** What to work on **
Your answer should be one number: the count of lines in these entries that hold the word "this".

** Given records **
+ + + + +

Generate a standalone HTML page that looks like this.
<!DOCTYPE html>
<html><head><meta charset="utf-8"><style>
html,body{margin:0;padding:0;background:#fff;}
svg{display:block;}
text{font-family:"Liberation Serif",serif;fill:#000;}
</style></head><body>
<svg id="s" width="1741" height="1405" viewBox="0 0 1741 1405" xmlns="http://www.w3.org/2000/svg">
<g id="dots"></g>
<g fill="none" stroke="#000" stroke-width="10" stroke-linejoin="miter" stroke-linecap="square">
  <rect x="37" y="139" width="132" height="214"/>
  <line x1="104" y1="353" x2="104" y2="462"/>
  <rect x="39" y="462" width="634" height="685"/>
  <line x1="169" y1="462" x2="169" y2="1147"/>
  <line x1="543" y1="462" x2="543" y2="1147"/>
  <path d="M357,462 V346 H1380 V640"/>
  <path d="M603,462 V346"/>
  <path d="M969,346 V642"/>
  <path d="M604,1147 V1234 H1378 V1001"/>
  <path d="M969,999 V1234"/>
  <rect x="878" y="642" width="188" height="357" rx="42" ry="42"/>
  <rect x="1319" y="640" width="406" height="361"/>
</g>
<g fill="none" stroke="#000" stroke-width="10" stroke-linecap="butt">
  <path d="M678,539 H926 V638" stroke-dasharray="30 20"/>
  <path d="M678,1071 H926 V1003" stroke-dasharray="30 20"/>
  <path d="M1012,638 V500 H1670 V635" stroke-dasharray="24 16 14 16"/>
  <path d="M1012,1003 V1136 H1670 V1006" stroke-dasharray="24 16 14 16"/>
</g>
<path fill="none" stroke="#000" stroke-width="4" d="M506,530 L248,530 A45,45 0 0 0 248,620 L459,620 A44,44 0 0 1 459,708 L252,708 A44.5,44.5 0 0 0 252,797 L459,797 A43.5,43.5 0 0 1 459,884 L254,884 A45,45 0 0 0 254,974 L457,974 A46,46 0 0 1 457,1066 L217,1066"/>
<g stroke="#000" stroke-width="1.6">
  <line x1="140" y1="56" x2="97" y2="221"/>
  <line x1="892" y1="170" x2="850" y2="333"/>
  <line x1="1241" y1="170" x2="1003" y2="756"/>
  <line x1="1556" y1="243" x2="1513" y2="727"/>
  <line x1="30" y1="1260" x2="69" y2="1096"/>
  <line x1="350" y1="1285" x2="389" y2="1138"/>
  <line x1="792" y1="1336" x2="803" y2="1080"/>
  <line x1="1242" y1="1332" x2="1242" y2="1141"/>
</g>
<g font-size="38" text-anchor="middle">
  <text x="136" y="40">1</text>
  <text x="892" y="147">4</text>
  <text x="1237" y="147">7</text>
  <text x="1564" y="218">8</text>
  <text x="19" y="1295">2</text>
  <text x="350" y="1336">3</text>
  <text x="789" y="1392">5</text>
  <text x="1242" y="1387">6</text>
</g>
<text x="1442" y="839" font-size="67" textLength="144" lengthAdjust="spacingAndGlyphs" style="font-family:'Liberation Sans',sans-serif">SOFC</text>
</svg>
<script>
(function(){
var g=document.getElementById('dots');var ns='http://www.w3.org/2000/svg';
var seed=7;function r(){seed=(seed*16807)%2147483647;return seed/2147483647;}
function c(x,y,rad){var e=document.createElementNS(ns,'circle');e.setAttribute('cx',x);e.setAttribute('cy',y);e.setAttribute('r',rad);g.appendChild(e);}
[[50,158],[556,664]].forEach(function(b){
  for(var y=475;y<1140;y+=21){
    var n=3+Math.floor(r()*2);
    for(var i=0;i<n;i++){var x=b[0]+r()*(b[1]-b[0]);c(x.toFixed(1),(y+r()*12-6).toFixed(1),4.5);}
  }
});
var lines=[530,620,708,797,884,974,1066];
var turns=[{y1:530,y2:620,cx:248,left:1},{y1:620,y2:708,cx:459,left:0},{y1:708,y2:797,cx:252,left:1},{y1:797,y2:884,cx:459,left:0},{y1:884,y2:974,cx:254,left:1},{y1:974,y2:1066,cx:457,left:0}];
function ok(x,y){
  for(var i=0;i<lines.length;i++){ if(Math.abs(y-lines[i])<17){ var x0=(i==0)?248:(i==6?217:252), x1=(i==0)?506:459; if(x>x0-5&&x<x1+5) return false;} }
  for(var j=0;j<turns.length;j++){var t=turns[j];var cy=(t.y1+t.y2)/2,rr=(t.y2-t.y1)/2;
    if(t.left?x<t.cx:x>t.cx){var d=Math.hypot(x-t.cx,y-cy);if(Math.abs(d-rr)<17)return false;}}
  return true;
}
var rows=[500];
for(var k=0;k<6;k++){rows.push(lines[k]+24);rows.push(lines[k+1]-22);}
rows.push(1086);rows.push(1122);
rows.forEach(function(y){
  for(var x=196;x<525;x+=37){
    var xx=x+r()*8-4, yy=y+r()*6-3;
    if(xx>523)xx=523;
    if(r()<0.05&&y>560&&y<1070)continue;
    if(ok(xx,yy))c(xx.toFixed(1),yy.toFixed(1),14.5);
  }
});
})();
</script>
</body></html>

+ + + + +

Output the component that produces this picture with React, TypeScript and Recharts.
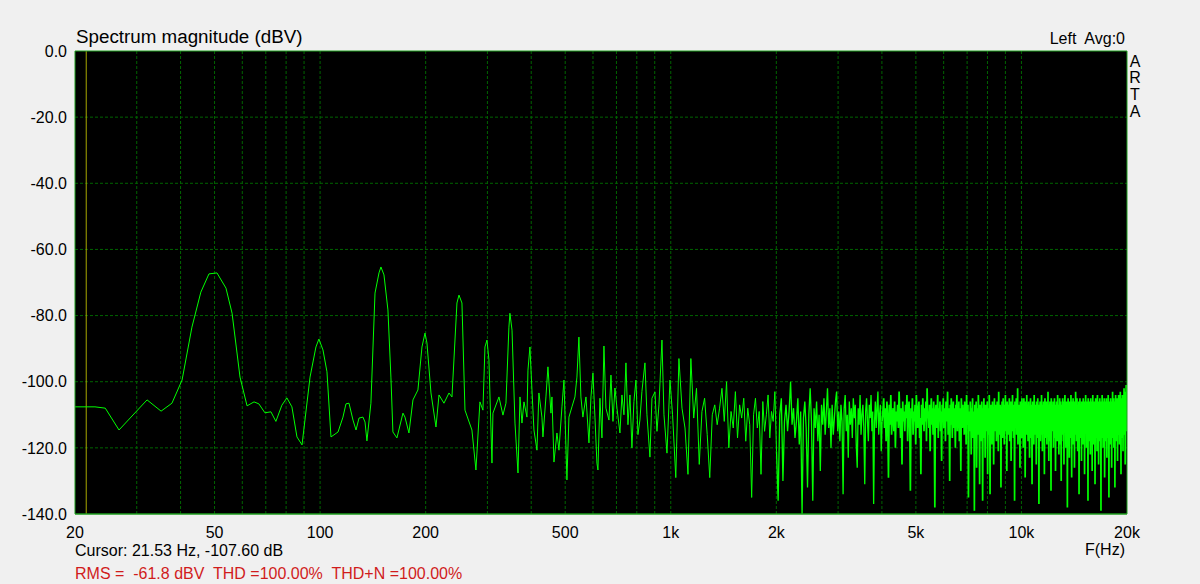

+ + + + +

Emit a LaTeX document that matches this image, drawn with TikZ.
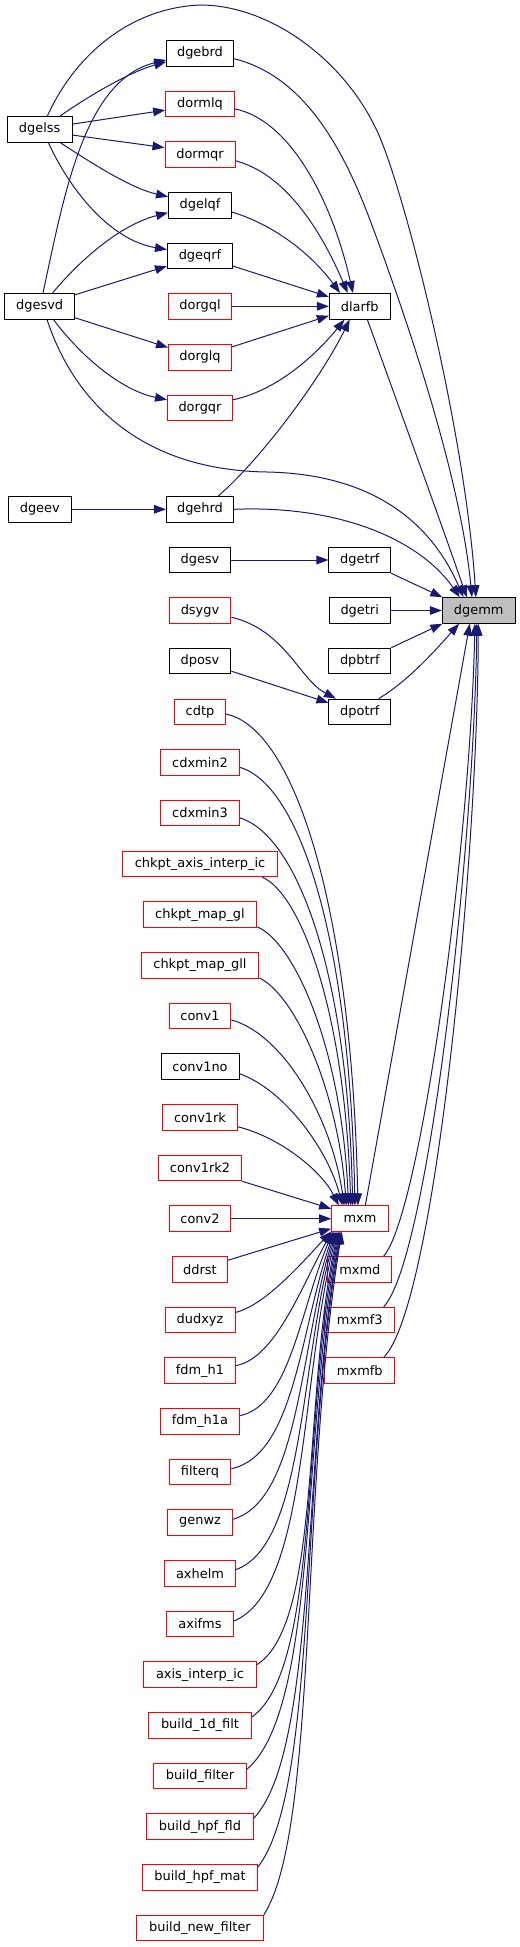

+ + + + +

** Result **
3